Una época como la nuestra —habituada a la sobreproducción editorial y a la caducidad espontánea de autores y de títulos— quizás tenga difícil comprender el modo en que los libros de Cohen eran, y son, leídos y atesorados por sus lectores, que esperaban —esperábamos— con ansiedad la próxima novela, el siguiente texto, la nueva pieza que el autor añadiera al puzle de su Delta Panorámico, un territorio deliberadamente opaco y situado entre la realidad y la ficción, entre cierta representación de la oralidad argentina y la innovación lingüística y entre el realismo narrativo y la ficción especulativa, en el que transcurren muchos de sus libros.
“Leer mejor” y “ver más” fueron parte del proyecto narrativo y vital de Cohen, que amplió las posibilidades de la literatura contemporánea en español y es una de las influencias más visiblemente ocultas de muchos de sus autores. “Para mí el riesgo y la posibilidad del fracaso, como lector y como escritor, redundan en un aumento de la plenitud”, le dijo a Speranza en 1993. “La entrada en un mundo opaco incluye la posibilidad de una evasión más radical. Los escritores que a mí me dan las experiencias más interesantes, los que verdaderamente me importan, me producen esa agitación general conjunta de pensamiento, memoria, sentimiento y sentidos [que significa] la expansión de la conciencia”.
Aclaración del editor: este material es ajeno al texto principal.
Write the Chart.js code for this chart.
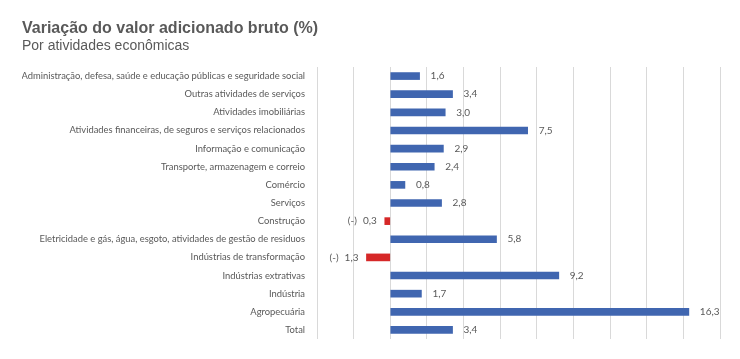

Marcelo Cohen producía esa agitación con extraordinaria eficacia, y no lo hacía sólo en sus libros. Un mediodía de mayo de este año, sentado frente a él en un bar de Buenos Aires, por ejemplo: sentado frente a él, yo sentía el deseo acuciante de tomar notas, constatar lecturas, apuntar nombres y títulos, tratar de estar a la altura de su inteligencia y de la de Graciela Speranza, su mujer desde aquella entrevista de 1993 en la que se conocieron. Cohen y Speranza dirigieron juntos, después, Otra Parte, la revista argentina de pensamiento y artes. Allí publicó uno de sus últimos textos, un ensayo titulado En torno a Vaca Muerta. Anotaciones sobre el fracking y el nombre de un yacimiento, que refleja el modo en que concebía la existencia humana: como una manifestación natural, potencialmente dañina, pero no exenta de una belleza que es necesario preservar.
Cohen escribió en una ocasión que sus padres —él, búlgaro; ella, hija de ucranianos y polacos, ambos judíos— le habían transmitido “una buena cantidad de miedos, titubeos y un descreimiento plagado de supersticiones, pero también fuerza de voluntad, mucho cariño y una propensión a disfrutar con pequeños placeres: un paseo con helados, una película”. Unos años después, bajo un sol de órdago, en Buenos Aires, me regaló la gorra que llevaba. Por pudor, yo no quería aceptarla, pero Marcelo me recordó que es bueno desprenderse de las cosas, dar: quizás haya sentido al hacerlo uno de esos “pequeños placeres” de los que tanto disfrutaba. Yo, por mi parte, sentí que había tenido una gran suerte al escoger a mis maestros: sigue conmigo y la uso a veces, por ejemplo cuando recuerdo las otras muchas cosas que Cohen nos dio y que van a permanecer con nosotros.